Thirty extra dangerously hot days a year is not a distant warning for India’s coffee belt. It is the new climate burden hanging over farms in the Western Ghats, where researchers found about 118 days a year above 30°C between 2021 and 2025, with roughly 30 of those days tied directly to climate change.
That matters far beyond the farm gate. India produces about 3.5% of the world’s coffee, and the country’s main growing regions are already feeling the strain. Climate Central’s analysis of 25 coffee-growing countries, which together account for about 97% of global coffee production, found that every one of them experienced more coffee-harming heat during that five-year period because of carbon pollution. In India, temperatures above 30°C are especially damaging for arabica and still suboptimal for robusta, the two beans that anchor the country’s crop.

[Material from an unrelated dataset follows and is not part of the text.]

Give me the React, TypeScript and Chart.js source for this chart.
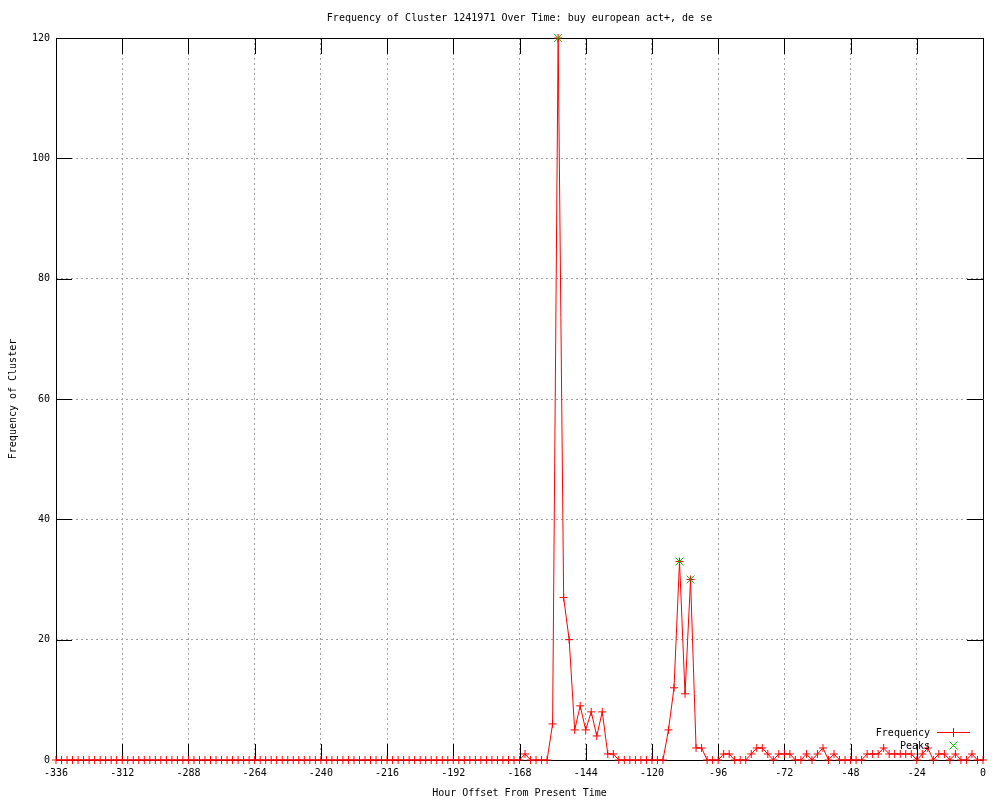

The heat is not arriving alone. Growers across the Western Ghats have reported erratic rainfall, reduced soil moisture, faster drying of coffee fruit on the plant, warmer nights, and flowering cycles that no longer follow the old calendar. In Karnataka, which produces about 60% of India’s coffee, the pressure is most acute in Kodagu, the district that accounts for around 80% of the state’s output. A study cited in Indian reporting found that Kodagu’s total rainfall fell 7.5% between 1980-85 and 2009-14, from 2,599.6 mm to 2,402.5 mm, while month-to-month rainfall variability increased and humidity declined.
That combination is already hitting productivity and bean quality. Industry observers say disrupted flowering can cut yields, while uneven moisture and heat stress can spoil the crop before harvest. Planters in Kodagu, Chikkamagaluru and Hassan have said the farming calendar no longer matches memory, and some estates are now experimenting with Liberica, a more climate-tolerant coffee that can handle heat, drought and variable weather better than arabica.

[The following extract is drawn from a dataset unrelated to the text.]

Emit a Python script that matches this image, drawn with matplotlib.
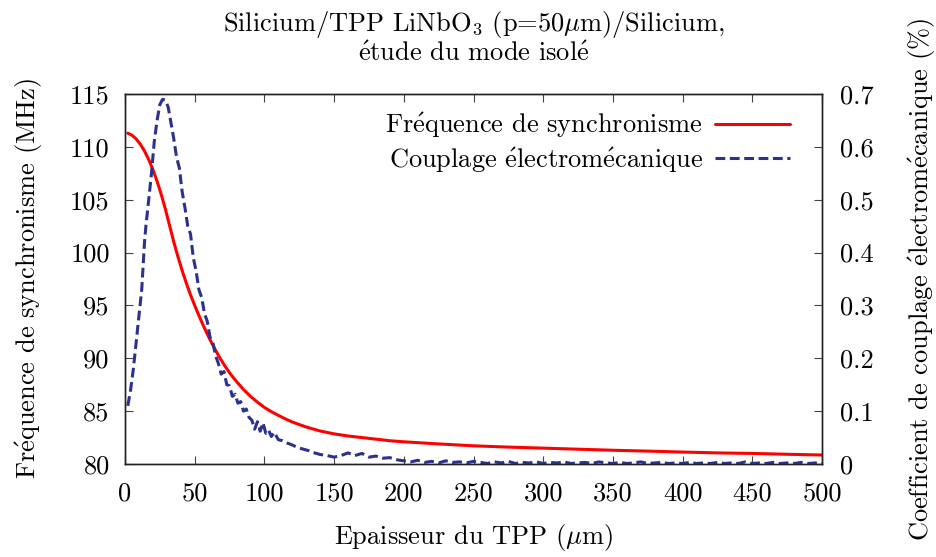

State-level figures show how broad the pressure has become. Kerala saw an annual average of 65 additional extreme-heat days linked to climate change, Tamil Nadu 43, Karnataka 32, Tripura 47 and Telangana 44. For coffee farmers, those numbers translate into more stress on blossoms, more uncertainty at harvest, and more risk that suitable land for coffee will shrink in the decades ahead.
The warning lands in a market already on edge. Global coffee prices have been volatile, reaching record highs in December 2024 and again in February 2025. If India’s heat keeps climbing, the damage will not stay in the hills of Kodagu. It will show up in tighter supply, shakier farm incomes and pricier cups for drinkers everywhere.